- Task goal: Look through the listing below and report how many lines contain "seaborn", as a bare number.

━━━━

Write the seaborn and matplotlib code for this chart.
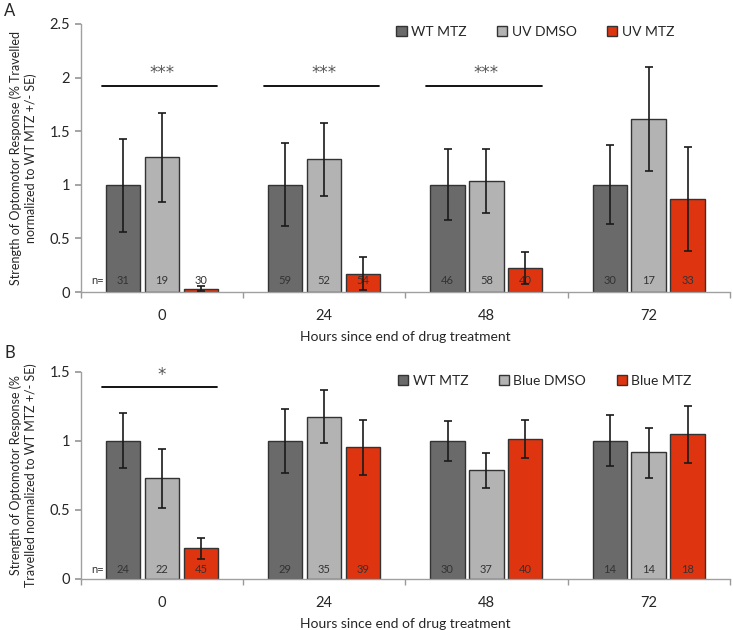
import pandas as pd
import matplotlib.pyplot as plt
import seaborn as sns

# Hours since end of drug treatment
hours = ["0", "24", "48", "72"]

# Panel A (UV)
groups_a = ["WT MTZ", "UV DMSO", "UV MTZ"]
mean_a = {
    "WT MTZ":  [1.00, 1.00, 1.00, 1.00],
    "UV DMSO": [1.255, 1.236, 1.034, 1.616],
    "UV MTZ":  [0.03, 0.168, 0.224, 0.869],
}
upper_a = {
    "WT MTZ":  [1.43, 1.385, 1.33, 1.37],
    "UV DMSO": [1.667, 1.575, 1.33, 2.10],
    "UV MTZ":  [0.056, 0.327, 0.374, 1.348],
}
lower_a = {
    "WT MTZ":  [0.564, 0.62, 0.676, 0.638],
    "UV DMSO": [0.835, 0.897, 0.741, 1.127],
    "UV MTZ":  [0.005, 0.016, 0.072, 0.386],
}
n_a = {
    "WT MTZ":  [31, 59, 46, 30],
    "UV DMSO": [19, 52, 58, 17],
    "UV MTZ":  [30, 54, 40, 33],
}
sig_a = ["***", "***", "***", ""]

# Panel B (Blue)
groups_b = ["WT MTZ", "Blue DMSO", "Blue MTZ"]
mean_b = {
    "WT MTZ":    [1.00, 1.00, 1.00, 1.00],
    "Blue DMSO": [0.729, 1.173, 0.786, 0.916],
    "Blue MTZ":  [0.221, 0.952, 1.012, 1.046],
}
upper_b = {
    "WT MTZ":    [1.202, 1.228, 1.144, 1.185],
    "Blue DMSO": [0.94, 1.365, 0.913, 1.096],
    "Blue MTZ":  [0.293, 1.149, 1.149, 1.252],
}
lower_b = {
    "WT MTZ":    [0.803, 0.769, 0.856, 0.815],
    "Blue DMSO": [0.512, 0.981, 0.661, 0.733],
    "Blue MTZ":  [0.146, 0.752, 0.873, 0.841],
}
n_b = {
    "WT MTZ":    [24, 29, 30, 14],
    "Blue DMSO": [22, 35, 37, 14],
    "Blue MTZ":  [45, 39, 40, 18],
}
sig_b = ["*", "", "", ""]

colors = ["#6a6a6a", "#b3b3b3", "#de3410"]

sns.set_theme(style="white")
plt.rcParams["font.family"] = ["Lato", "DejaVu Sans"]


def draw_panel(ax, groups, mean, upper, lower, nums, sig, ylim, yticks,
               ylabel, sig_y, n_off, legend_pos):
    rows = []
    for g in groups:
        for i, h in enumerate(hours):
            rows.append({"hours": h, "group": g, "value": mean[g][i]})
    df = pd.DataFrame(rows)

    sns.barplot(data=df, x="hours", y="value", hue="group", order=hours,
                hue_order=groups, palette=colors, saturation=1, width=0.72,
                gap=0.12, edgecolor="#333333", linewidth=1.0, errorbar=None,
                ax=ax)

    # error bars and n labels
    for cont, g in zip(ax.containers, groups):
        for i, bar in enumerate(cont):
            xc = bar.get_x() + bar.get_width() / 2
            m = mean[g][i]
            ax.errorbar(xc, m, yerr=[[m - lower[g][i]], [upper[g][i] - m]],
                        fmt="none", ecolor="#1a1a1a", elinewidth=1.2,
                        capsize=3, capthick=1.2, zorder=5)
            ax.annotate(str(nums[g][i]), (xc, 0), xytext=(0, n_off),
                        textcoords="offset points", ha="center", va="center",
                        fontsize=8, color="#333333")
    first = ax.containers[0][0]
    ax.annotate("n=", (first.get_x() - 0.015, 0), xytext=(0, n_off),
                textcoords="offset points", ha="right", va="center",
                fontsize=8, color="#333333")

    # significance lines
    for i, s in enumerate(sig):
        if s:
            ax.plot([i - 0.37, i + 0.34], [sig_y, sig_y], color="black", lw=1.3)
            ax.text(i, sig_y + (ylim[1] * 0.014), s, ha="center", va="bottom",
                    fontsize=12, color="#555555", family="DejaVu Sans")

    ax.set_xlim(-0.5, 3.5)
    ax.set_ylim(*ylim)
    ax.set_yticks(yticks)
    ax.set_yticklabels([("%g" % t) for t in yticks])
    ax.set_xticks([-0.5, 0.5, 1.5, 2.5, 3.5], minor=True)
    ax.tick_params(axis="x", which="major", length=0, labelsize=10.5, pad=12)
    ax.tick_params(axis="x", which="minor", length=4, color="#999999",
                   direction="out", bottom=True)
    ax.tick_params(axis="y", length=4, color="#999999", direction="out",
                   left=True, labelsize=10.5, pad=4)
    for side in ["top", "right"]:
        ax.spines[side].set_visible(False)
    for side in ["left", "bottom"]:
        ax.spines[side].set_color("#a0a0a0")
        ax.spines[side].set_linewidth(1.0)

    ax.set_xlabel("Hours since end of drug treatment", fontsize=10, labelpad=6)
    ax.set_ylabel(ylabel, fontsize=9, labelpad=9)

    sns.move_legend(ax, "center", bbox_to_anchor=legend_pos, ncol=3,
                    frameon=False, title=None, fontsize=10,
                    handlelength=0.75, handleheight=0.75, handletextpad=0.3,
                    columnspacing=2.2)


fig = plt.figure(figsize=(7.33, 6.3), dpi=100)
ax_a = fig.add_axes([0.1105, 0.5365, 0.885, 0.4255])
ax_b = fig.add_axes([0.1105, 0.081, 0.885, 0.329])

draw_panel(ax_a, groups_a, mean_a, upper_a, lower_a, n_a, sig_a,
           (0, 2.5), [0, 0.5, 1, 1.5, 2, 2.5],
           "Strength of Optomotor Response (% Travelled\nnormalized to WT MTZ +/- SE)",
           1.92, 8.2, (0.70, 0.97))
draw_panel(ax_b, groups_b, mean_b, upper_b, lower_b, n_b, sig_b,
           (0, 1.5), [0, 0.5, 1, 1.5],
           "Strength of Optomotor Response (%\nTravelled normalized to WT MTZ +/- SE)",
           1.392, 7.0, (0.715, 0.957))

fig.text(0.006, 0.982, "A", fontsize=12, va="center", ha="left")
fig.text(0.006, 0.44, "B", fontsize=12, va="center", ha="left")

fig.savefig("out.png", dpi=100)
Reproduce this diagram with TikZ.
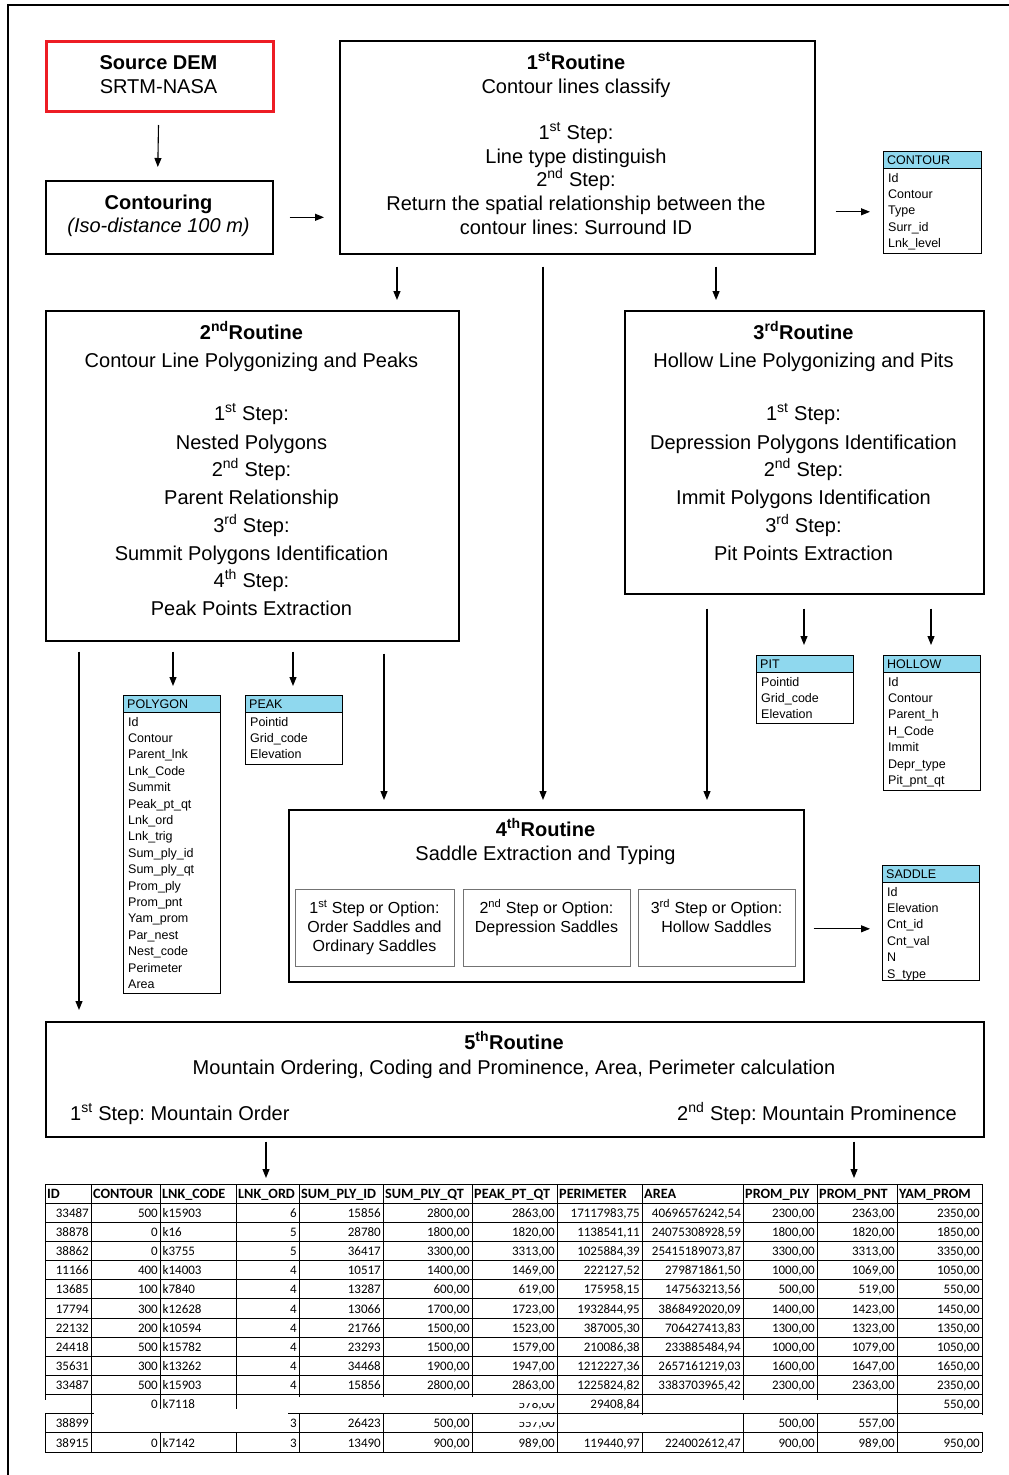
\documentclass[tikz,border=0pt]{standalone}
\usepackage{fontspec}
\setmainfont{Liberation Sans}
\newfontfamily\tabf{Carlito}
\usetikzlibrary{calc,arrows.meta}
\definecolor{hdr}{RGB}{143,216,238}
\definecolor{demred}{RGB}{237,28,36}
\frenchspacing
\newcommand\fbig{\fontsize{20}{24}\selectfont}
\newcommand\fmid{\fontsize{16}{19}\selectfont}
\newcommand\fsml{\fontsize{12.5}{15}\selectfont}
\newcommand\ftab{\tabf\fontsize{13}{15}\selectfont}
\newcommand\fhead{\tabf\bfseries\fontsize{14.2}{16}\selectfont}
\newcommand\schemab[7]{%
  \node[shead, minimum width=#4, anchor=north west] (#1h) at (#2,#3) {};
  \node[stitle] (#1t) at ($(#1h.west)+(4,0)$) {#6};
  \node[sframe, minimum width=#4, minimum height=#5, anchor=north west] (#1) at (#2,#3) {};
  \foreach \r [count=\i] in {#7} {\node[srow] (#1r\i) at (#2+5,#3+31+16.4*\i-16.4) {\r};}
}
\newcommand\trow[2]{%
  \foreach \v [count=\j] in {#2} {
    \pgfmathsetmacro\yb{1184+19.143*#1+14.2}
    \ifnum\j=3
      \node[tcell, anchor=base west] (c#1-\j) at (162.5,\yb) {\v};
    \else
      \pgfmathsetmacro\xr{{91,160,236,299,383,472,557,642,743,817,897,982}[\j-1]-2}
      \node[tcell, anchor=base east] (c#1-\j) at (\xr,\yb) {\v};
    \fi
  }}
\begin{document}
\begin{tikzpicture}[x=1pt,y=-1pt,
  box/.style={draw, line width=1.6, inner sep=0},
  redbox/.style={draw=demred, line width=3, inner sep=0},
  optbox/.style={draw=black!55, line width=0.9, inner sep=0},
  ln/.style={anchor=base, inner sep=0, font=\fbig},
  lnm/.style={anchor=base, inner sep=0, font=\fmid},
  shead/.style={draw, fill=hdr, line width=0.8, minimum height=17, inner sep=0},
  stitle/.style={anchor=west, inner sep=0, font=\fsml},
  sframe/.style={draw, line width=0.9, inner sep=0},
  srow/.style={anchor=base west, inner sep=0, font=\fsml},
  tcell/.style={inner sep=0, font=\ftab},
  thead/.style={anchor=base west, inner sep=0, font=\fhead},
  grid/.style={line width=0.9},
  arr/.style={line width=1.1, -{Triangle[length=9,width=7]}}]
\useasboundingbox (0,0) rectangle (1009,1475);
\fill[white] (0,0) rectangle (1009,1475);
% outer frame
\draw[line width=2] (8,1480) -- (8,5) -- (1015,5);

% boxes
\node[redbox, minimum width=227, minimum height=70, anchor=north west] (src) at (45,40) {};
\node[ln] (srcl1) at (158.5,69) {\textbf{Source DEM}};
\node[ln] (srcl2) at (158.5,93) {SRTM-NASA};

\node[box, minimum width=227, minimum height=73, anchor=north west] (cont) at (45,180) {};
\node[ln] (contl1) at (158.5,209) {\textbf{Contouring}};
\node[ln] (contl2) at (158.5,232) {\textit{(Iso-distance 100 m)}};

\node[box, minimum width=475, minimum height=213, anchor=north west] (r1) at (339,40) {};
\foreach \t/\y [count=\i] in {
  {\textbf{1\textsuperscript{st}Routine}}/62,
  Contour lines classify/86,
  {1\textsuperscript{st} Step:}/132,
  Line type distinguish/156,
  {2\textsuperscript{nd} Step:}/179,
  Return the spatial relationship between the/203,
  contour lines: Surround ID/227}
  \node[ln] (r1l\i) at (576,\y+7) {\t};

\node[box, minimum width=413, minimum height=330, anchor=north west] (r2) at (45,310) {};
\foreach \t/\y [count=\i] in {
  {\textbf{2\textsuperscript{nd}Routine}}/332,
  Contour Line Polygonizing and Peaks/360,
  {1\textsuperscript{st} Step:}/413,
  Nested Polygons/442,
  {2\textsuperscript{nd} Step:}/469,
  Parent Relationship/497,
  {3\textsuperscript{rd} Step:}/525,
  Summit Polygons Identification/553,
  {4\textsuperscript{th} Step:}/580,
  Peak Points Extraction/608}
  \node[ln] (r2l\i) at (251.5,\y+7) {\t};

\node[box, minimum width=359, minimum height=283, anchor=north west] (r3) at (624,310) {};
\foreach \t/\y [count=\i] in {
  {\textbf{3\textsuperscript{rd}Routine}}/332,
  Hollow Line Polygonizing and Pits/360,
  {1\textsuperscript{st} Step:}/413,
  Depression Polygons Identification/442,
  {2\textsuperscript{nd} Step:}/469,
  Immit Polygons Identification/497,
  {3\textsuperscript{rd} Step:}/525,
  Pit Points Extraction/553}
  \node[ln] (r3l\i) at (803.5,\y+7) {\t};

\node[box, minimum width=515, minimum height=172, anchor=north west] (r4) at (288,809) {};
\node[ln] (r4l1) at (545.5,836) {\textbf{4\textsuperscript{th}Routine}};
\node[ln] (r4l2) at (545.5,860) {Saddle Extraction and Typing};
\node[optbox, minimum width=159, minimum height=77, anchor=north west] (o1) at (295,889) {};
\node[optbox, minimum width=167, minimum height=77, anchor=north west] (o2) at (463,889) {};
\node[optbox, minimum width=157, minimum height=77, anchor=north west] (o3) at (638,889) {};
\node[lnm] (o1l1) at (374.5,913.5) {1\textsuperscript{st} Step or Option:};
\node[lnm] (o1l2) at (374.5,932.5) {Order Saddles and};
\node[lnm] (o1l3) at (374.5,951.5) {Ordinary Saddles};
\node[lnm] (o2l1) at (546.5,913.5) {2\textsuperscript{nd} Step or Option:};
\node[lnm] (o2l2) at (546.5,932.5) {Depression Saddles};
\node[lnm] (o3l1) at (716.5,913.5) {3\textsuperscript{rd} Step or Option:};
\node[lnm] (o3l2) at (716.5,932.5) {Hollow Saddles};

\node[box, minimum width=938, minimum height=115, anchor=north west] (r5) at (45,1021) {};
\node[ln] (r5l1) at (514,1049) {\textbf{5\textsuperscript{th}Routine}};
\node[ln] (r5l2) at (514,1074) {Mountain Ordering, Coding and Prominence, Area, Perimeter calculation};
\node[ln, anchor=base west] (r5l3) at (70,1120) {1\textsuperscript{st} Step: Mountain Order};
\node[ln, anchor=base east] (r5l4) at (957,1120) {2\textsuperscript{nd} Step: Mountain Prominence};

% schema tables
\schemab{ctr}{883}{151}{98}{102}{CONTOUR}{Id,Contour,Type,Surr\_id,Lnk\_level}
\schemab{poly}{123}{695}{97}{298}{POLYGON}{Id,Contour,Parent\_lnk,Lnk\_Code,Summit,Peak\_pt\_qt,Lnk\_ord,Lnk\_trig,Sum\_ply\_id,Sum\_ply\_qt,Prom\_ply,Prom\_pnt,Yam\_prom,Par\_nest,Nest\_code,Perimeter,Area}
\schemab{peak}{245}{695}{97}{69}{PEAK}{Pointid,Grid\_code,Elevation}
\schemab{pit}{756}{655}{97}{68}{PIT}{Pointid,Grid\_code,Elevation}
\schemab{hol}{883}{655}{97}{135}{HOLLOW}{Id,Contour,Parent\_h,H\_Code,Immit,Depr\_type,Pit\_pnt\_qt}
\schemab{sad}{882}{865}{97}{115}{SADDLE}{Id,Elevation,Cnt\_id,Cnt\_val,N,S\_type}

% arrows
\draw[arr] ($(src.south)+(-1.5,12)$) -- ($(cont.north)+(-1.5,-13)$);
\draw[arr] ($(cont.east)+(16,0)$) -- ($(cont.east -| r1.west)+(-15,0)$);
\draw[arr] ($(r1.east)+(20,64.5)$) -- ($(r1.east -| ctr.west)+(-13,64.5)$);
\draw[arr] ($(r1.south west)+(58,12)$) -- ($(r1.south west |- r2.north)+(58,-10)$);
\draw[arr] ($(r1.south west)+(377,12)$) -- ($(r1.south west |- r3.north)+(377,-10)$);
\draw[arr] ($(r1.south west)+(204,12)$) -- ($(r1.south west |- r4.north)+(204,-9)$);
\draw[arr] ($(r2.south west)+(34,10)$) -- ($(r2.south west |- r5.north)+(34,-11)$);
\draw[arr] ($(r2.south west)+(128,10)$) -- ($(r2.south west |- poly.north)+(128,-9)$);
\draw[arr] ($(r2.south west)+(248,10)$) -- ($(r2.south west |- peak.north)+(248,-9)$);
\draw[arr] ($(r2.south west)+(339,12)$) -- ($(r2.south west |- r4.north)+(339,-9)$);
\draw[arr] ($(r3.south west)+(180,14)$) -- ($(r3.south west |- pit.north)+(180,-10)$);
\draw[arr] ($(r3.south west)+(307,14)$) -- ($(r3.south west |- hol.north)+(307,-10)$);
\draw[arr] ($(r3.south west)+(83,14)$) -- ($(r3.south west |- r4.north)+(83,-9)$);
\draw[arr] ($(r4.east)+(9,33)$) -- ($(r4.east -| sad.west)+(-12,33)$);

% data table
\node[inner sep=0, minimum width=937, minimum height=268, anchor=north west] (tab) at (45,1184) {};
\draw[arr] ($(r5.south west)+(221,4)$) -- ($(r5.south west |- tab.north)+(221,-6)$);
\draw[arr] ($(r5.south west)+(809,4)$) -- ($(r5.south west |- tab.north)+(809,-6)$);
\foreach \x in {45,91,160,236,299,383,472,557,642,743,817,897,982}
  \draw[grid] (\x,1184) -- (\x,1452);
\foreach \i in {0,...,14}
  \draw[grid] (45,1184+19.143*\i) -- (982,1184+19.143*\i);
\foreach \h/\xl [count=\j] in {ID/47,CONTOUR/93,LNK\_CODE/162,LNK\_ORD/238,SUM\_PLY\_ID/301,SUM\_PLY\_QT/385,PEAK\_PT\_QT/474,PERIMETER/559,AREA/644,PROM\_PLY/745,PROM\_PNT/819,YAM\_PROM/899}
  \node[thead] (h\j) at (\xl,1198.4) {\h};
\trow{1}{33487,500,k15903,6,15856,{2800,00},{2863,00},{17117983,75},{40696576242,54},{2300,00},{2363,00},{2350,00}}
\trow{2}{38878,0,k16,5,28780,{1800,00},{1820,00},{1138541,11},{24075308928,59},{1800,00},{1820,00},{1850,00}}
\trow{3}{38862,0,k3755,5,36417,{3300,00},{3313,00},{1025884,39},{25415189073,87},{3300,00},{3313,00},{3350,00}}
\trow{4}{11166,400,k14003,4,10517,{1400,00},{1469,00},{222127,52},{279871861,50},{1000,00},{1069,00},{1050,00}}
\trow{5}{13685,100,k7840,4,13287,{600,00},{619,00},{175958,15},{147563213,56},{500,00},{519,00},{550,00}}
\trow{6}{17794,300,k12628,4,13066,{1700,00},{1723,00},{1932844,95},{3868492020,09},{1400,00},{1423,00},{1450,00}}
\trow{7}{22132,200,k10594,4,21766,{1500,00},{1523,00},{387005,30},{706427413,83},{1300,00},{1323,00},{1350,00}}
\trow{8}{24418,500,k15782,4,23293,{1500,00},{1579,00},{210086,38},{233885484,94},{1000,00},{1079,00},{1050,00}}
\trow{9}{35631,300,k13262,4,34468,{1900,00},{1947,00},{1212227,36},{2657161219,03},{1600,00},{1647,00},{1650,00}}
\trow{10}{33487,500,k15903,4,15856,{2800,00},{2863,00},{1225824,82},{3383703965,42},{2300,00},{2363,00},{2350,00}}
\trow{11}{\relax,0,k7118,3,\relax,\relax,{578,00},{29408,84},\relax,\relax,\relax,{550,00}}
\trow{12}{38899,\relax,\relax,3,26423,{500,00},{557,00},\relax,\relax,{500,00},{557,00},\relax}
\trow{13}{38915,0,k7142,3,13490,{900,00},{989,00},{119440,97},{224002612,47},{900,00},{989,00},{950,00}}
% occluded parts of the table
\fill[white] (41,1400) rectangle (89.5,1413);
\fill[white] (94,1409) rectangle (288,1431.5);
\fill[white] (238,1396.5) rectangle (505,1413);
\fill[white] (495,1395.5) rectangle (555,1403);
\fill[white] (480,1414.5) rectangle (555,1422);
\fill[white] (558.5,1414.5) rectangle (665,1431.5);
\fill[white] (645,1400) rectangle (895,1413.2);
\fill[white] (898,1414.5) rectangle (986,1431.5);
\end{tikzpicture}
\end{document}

━━━━

- Output below: 2